**Task to carry out**
Show every line that has the string "script" in it.

* Begin Provided information *

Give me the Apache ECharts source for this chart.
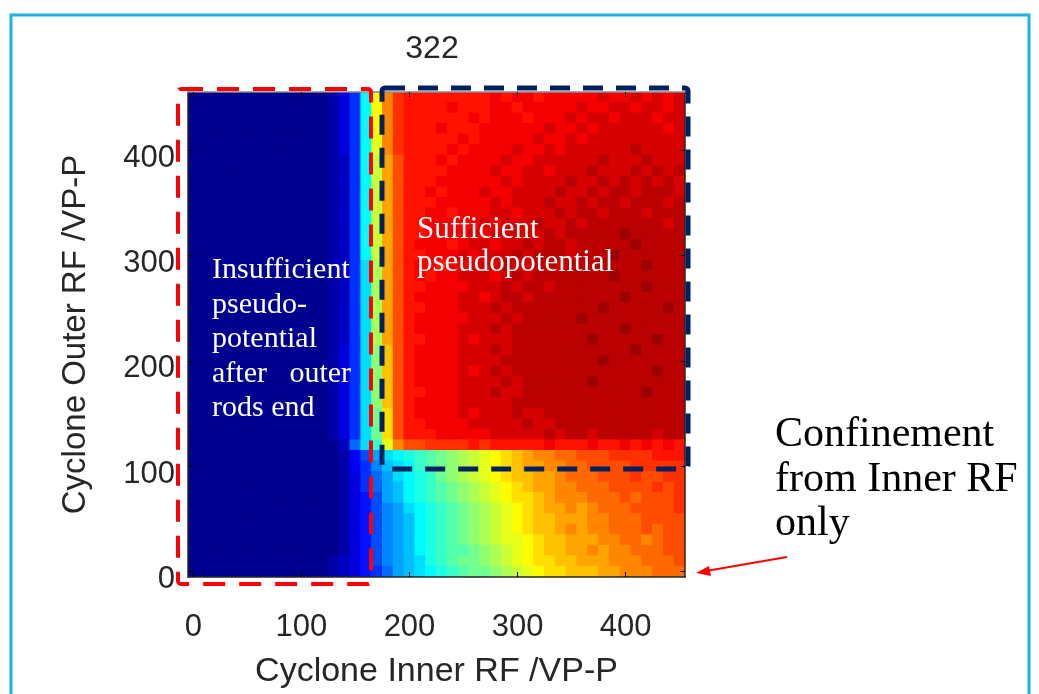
<!DOCTYPE html>
<html>
<head>
<meta charset="utf-8">
<script src="https://cdn.jsdelivr.net/npm/echarts@6/dist/echarts.min.js"></script>
<style>
  html, body { margin: 0; padding: 0; background: #fff; }
  #chart { width: 1039px; height: 694px; }
</style>
</head>
<body>
<div id="chart"></div>
<script>
// axis categories (cell centres, 10 V steps)
const xCats = ['0','10','20','30','40','50','60','70','80','90','100','110','120','130','140','150','160','170','180','190','200','210','220','230','240','250','260','270','280','290','300','310','320','330','340','350','360','370','380','390','400','410','420','430','440','450'];
const yCats = ['0','10','20','30','40','50','60','70','80','90','100','110','120','130','140','150','160','170','180','190','200','210','220','230','240','250','260','270','280','290','300','310','320','330','340','350','360','370','380','390','400','410','420','430','440','450'];
const xTickLabels = ['0', '100', '200', '300', '400'];
const yTickLabels = ['0', '100', '200', '300', '400'];

// read-off colour levels, one char per cell, base 36 (0 = min .. z = max)
// first string = top row (outer 450), last = bottom row (outer 0)
const gridRows = [
  '0000000000000136dmqtuuuuuuuuvuvvuvvvvvwvvwvwvw',
  '0000000000000136dmqtuuuuvuuuvvuvvvvvwvvwwvwwvw',
  '0000000000000136dmqtuuuuuuvuvvvuvvvwvwwvwwwvww',
  '0000000000000136dmqtuuuvuuuvvvvvvwvvwvwwwwwwvw',
  '0000000000000136dlqtuuuuuvuvvvvvwvvwvwwwwwwwww',
  '0000000000000136dlqtuuuuvuvvvvwvvwvwwwwwwxwwww',
  '0000000000000126dkpsuuuvuvvvvwvvwwwwwwxwwwxwww',
  '0000000000000126dkpsuuuuvvvvwvvwwvwwwxwwwxwxwx',
  '0000000000000126dkpsuuuvvvvvvwvwwwwxwwxwxwxwxw',
  '0000000000000126dkpsuuvuvvvwvvwwwwxwwxwxxwxxxw',
  '0000000000000126dkpsuuuvvvvvwvwwwxwwxwxxwxxxwx',
  '0000000000000126dkpsuuvvuvvvwwvwwwxwxxwxxxwxxx',
  '0000000000000126dkpsuuvvvvvwvwwwxwwxwxxxxxxxwx',
  '0000000000000126dkpsuuvvvvwvwwwwwxwxxxxxyxxxxx',
  '0000000000000126dkpsuvvvuvwwvwwxwxxwxxxxxyxxxx',
  '0000000000000126dkpsuuvvvwvwwwxwxxxwxxxyxxxxxx',
  '0000000000000126cjpsuvvuvvwwwxwwxxwxxxxxxxyxxx',
  '0000000000000126cjpsuvuvvwwwvwxwxxxxxxxyxxxxxx',
  '0000000000000126cjpsuuvvvvwwwxwxxwxxxxxxxxyxxx',
  '0000000000000126cjpsuvvvvwwvwxxwxxxxxxxxyxxxxx',
  '0000000000000126cjpsuuvvvwwwxwxxxxxxxxyxxxxxyx',
  '0000000000000126cjpsuvvvvvwwwxwxxxxxyxxxxxxxxx',
  '0000000000000126cjpsuvvvvwwwxwxxxxxxxxxxyxxxxx',
  '0000000000000126cjpsuuvvvwvwwwxxxxxxxyxxxxxyxx',
  '0000000000000136ciosuvvvvwwwxwxxxxxxxxxxxyxxxx',
  '0000000000000136ciosuvvvvwwwwxxxxxxxxxyxxxxxxx',
  '0000000000000136ciosuvvvvwvwxwxxxxxxxxxxxxxyxx',
  '0000000000000136ciosuvvvvwwwwxwxxxxxxyxxxxxxxx',
  '0000000000000136ciosuuvvvwwwxwwxxxxxxxxxxxyxxx',
  '0000000000000136ciosuvvvvwwwwwxxxxxxxxxxxxxxxx',
  '0000000000000136chnsuvvvvwvwwwxwwxxxxxxxxxxxxx',
  '0000000000000136chnsuuvvvvwwwwwxwwxxxxxxxxxxxx',
  '0000000000000136chnsuuuvvvvvwwwwwxwxxwxxxxxwxx',
  '0000000000000028cflqssttttutuuuuuvuuuvuuvuvuvu',
  '00000000000000147acdefghijklmnopqqrrsssttttuuu',
  '000000000000001469bcdfghijklmnoppqqrrssssttttt',
  '000000000000001368acdefhijklmnooppqrrrssstsstt',
  '000000000000001368abdefghijklmnoppqqrrrsssstst',
  '000000000000001357abdefghijklmnnopqqqrrrsrssst',
  '0000000000000013579acdefghijklmnoppqpqrrrsssst',
  '0000000000000013579abdefghijklmnoopppqqrrrssss',
  '0000000000000013579abdefghijklmnoopqpqqrrrsrss',
  '0000000000000013579abdefghijkllmnoopppqqrrqrss',
  '0000000000000013579abdefgghijklmnooppqpqqrrrss',
  '0000000000000123579abcefghhijklmnnoopppqqqrrrs',
  '0000000000000123568abcdefghhijklmnnoooppqqqrrr'
];

// jet colormap stops
const jet = ['#00008f', '#0000ff', '#0080ff', '#00ffff', '#80ff80', '#ffff00', '#ff8000', '#ff0000', '#800000'];

const cells = [];
gridRows.forEach((row, r) => {
  if (row.length !== xCats.length) throw new Error('row ' + r + ' has ' + row.length + ' cells');
  const yi = gridRows.length - 1 - r;
  for (let xi = 0; xi < row.length; xi++) {
    cells.push([xi, yi, parseInt(row[xi], 36)]);
  }
});

const sans = '"Liberation Sans", Arial, sans-serif';
const serif = '"Liberation Serif", "Times New Roman", serif';
const frame = { color: '#262626', width: 1.5 };
const isXTick = (i, v) => xTickLabels.includes(v);
const isYTick = (i, v) => yTickLabels.includes(v);

// one rect per cell, grown by half a pixel so neighbours leave no seams
function renderCell(params, api) {
  const c = api.coord([api.value(0), api.value(1)]);
  const s = api.size([1, 1]);
  return {
    type: 'rect',
    shape: { x: c[0] - s[0] / 2 - 0.5, y: c[1] - s[1] / 2 - 0.5, width: s[0] + 1, height: s[1] + 1 },
    style: { fill: api.visual('color') }
  };
}

const chart = echarts.init(document.getElementById('chart'));
chart.setOption({
  animation: false,
  backgroundColor: '#fff',
  grid: { left: 188, top: 92, width: 497, height: 485 },
  visualMap: {
    type: 'continuous', show: false, min: 0, max: 35, dimension: 2, seriesIndex: 0,
    inRange: { color: jet }
  },
  xAxis: [
    {
      type: 'category', data: xCats, position: 'bottom', z: 10,
      axisLine: { show: true, lineStyle: frame },
      axisTick: { show: true, inside: true, length: 5, interval: isXTick, alignWithLabel: true, lineStyle: { color: '#000' } },
      axisLabel: { interval: isXTick, margin: 35, fontSize: 31, fontFamily: sans, color: '#262626' },
      splitLine: { show: false },
      name: 'Cyclone Inner RF /VP-P', nameLocation: 'middle', nameGap: 78,
      nameTextStyle: { fontSize: 34, fontFamily: sans, color: '#262626' }
    },
    {
      type: 'category', data: xCats, position: 'top', z: 10,
      axisLine: { show: true, lineStyle: { color: '#8c8c8c', width: 1.5 } },
      axisTick: { show: true, inside: true, length: 5, interval: isXTick, alignWithLabel: true, lineStyle: { color: '#000' } },
      axisLabel: { show: false }, splitLine: { show: false }
    }
  ],
  yAxis: [
    {
      type: 'category', data: yCats, position: 'left', z: 10,
      axisLine: { show: true, lineStyle: frame },
      axisTick: { show: true, inside: true, length: 5, interval: isYTick, alignWithLabel: true, lineStyle: { color: '#000' } },
      axisLabel: { interval: isYTick, margin: 13, verticalAlign: 'top', lineHeight: 16, fontSize: 31, fontFamily: sans, color: '#262626' },
      splitLine: { show: false },
      name: 'Cyclone Outer RF /VP-P', nameLocation: 'middle', nameGap: 96, nameRotate: 90,
      nameTextStyle: { fontSize: 33, fontFamily: sans, color: '#262626' }
    },
    {
      type: 'category', data: yCats, position: 'right', z: 10,
      axisLine: { show: true, lineStyle: frame },
      axisTick: { show: true, inside: true, length: 5, interval: isYTick, alignWithLabel: true, lineStyle: { color: '#000' } },
      axisLabel: { show: false }, splitLine: { show: false }
    }
  ],
  series: [{
    type: 'custom', xAxisIndex: 0, yAxisIndex: 0, data: cells,
    encode: { x: 0, y: 1 }, renderItem: renderCell, clip: true, silent: true
  }],
  graphic: [
    { type: 'rect', silent: true, z: 0, shape: { x: 11, y: 15, width: 1018, height: 720 },
      style: { fill: 'none', stroke: '#1cb2e4', lineWidth: 3 } },
    { type: 'text', silent: true, x: 432, y: 49,
      style: { text: '322', fontSize: 32, fontFamily: sans, fill: '#262626', align: 'center', verticalAlign: 'middle' } },
    { type: 'rect', silent: true, z: 100, shape: { x: 178, y: 89, width: 193, height: 495, r: 3 },
      style: { fill: 'none', stroke: '#ff0000', lineWidth: 4, lineDash: [22, 14] } },
    { type: 'rect', silent: true, z: 101, shape: { x: 382, y: 88, width: 306, height: 381, r: 3 },
      style: { fill: 'none', stroke: '#002060', lineWidth: 5, lineDash: [20, 13] } },
    { type: 'text', silent: true, z: 102, x: 212, y: 253,
      style: { text: 'Insufficient\npseudo-\npotential\nafter   outer\nrods end', fontSize: 30, fontFamily: serif, fill: '#fff', lineHeight: 34.5 } },
    { type: 'text', silent: true, z: 102, x: 417, y: 213,
      style: { text: 'Sufficient\npseudopotential', fontSize: 31, fontFamily: serif, fill: '#fff', lineHeight: 33 } },
    { type: 'text', silent: true, z: 102, x: 775, y: 413,
      style: { text: 'Confinement\nfrom Inner RF\nonly', fontSize: 42, fontFamily: serif, fill: '#000', lineHeight: 44.5 } },
    { type: 'line', silent: true, z: 102, shape: { x1: 787, y1: 557, x2: 706, y2: 571 },
      style: { stroke: '#ff0000', lineWidth: 2 } },
    { type: 'polygon', silent: true, z: 102, shape: { points: [[696, 573], [711, 576], [709, 566]] },
      style: { fill: '#ff0000' } }
  ]
});
</script>
</body>
</html>
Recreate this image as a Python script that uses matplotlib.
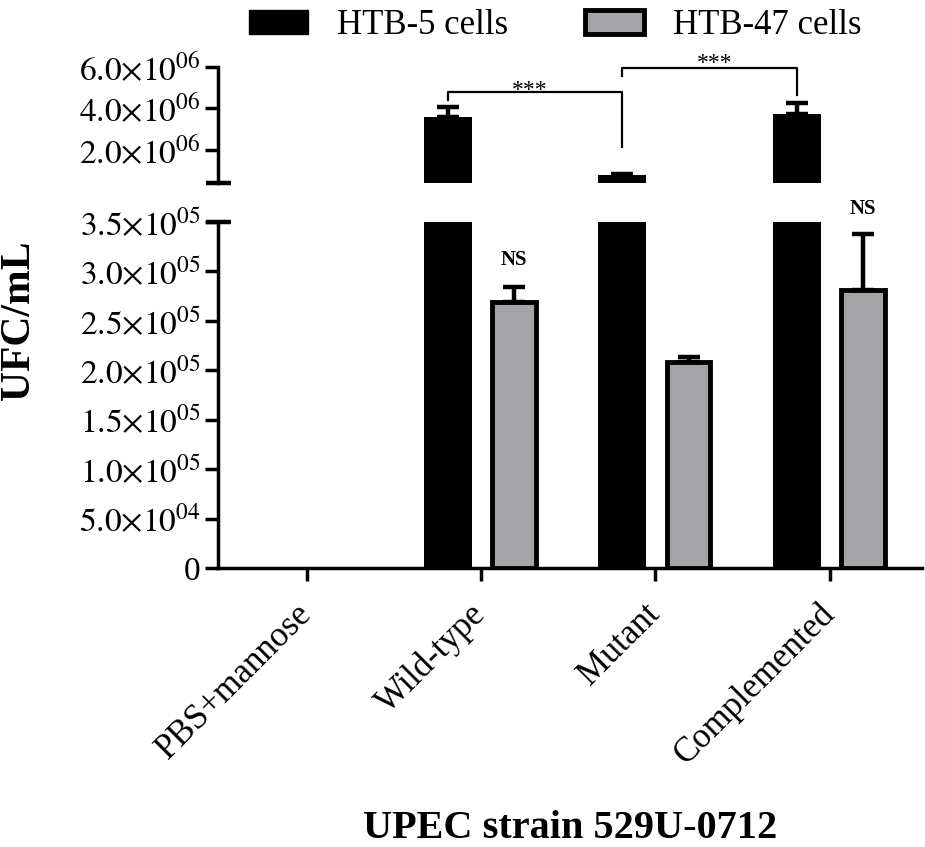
import numpy as np
import matplotlib
matplotlib.use("Agg")
import matplotlib.pyplot as plt
from matplotlib.patches import Patch

plt.rcParams['font.family'] = ['Liberation Serif', 'DejaVu Serif']
plt.rcParams['mathtext.fontset'] = 'stix'

# data
strains = ['PBS+mannose', 'Wild-type', 'Mutant', 'Complemented']
series = ['HTB-5 cells', 'HTB-47 cells']
htb5 = np.array([0, 3.57e6, 0.79e6, 3.74e6])
htb5_err = np.array([0, 0.51e6, 0.08e6, 0.53e6])
htb47 = np.array([0, 2.69e5, 2.08e5, 2.81e5])
htb47_err = np.array([0, 0.15e5, 0.05e5, 0.57e5])

top_ticks = [2e6, 4e6, 6e6]
top_labels = [r'$2.0{\times}10^{06}$', r'$4.0{\times}10^{06}$', r'$6.0{\times}10^{06}$']
bot_ticks = [0, 5e4, 1e5, 1.5e5, 2e5, 2.5e5, 3e5, 3.5e5]
bot_labels = ['0', r'$5.0{\times}10^{04}$', r'$1.0{\times}10^{05}$', r'$1.5{\times}10^{05}$',
              r'$2.0{\times}10^{05}$', r'$2.5{\times}10^{05}$', r'$3.0{\times}10^{05}$',
              r'$3.5{\times}10^{05}$']

GRAY = '#a3a3a8'
LW = 2.5

fig = plt.figure(figsize=(9.25, 8.47), dpi=100)
ax_top = fig.add_axes([0.2357, 0.7836, 0.7611, 0.1377])
ax_bot = fig.add_axes([0.2357, 0.3294, 0.7611, 0.4085])

x = np.arange(len(strains))
off = 0.19
# PBS+mannose gave no counts: nothing is drawn there
k5 = htb5 > 0
k47 = htb47 > 0


def draw_black(ax):
    ax.bar(x[k5] - off, htb5[k5], width=0.276, color='black', linewidth=0, zorder=2)
    ax.errorbar(x[k5] - off, htb5[k5], yerr=[np.zeros(k5.sum()), htb5_err[k5]], fmt='none',
                ecolor='black', elinewidth=3.2, capsize=8, capthick=3.2, zorder=1)


def draw_gray(ax):
    ax.bar(x[k47] + off, htb47[k47], width=0.25, color=GRAY, edgecolor='black',
           linewidth=3.5, zorder=2)
    ax.errorbar(x[k47] + off, htb47[k47], yerr=[np.zeros(k47.sum()), htb47_err[k47]],
                fmt='none', ecolor='black', elinewidth=3.2, capsize=8, capthick=3.2, zorder=1)


draw_black(ax_top)
draw_black(ax_bot)
draw_gray(ax_bot)  # all HTB-47 values sit below the break

for ax in (ax_top, ax_bot):
    ax.set_xlim(-0.51, 3.53)
    for s in ('top', 'right'):
        ax.spines[s].set_visible(False)
    ax.spines['left'].set_linewidth(LW)
    ax.spines['bottom'].set_linewidth(LW)
    ax.tick_params(width=LW, length=9.5, labelsize=24, pad=3)

ax_top.set_ylim(4e5, 6e6)
ax_top.spines['bottom'].set_visible(False)
ax_top.set_xticks([])
ax_top.set_yticks(top_ticks)
ax_top.set_yticklabels(top_labels)

ax_bot.set_ylim(0, 3.5e5)
ax_bot.set_yticks(bot_ticks)
ax_bot.set_yticklabels(bot_labels)
ax_bot.set_xticks(x)
ax_bot.set_xticklabels(strains, rotation=45, ha='right', va='center',
                       rotation_mode='anchor', fontsize=25)
ax_bot.tick_params(axis='x', pad=20)

# break marks
ax_top.plot([-0.017, 0.019], [0, 0], transform=ax_top.transAxes, color='black',
            lw=3.2, clip_on=False, solid_capstyle='butt')
ax_bot.plot([-0.017, 0.019], [1, 1], transform=ax_bot.transAxes, color='black',
            lw=3.2, clip_on=False, solid_capstyle='butt')

# significance brackets
bx1 = [x[1] - off, x[1] - off, x[2] - off, x[2] - off]
ax_top.plot(bx1, [4.4e6, 4.8e6, 4.8e6, 2.15e6], color='black', lw=1.6, clip_on=False)
ax_top.text((x[1] + x[2]) / 2 - off - 0.03, 4.85e6, '***', ha='center', va='center', fontsize=17)
bx2 = [x[2] - off, x[2] - off, x[3] - off, x[3] - off]
ax_top.plot(bx2, [5.55e6, 5.92e6, 5.92e6, 4.64e6], color='black', lw=1.6, clip_on=False)
ax_top.text((x[2] + x[3]) / 2 - off + 0.03, 6.15e6, '***', ha='center', va='center', fontsize=17)

ax_bot.text(x[1] + off, 3.12e5, 'NS', ha='center', va='center', fontsize=15,
            fontweight='bold', clip_on=False)
ax_bot.text(x[3] + off, 3.63e5, 'NS', ha='center', va='center', fontsize=15,
            fontweight='bold', clip_on=False)

ax_bot.set_xlabel('UPEC strain 529U-0712', fontsize=29, fontweight='bold', labelpad=28)
fig.text(0.021, 0.622, 'UFC/mL', rotation=90, ha='center', va='center',
         fontsize=30, fontweight='bold')

handles = [Patch(facecolor='black', edgecolor='black'),
           Patch(facecolor=GRAY, edgecolor='black', linewidth=3.5)]
fig.legend(handles, series, loc='upper center', bbox_to_anchor=(0.6, 1.018), ncol=2,
           frameon=False, fontsize=25, handlelength=1.7, handleheight=0.7,
           handletextpad=0.84, columnspacing=2.2, borderpad=0.2)

fig.savefig('out.png', dpi=100)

* End Provided information *

**Final answer**
<script src="https://cdn.jsdelivr.net/npm/echarts@6/dist/echarts.min.js"></script>
<script>
</script>
Recreate this image as a Python script that uses matplotlib.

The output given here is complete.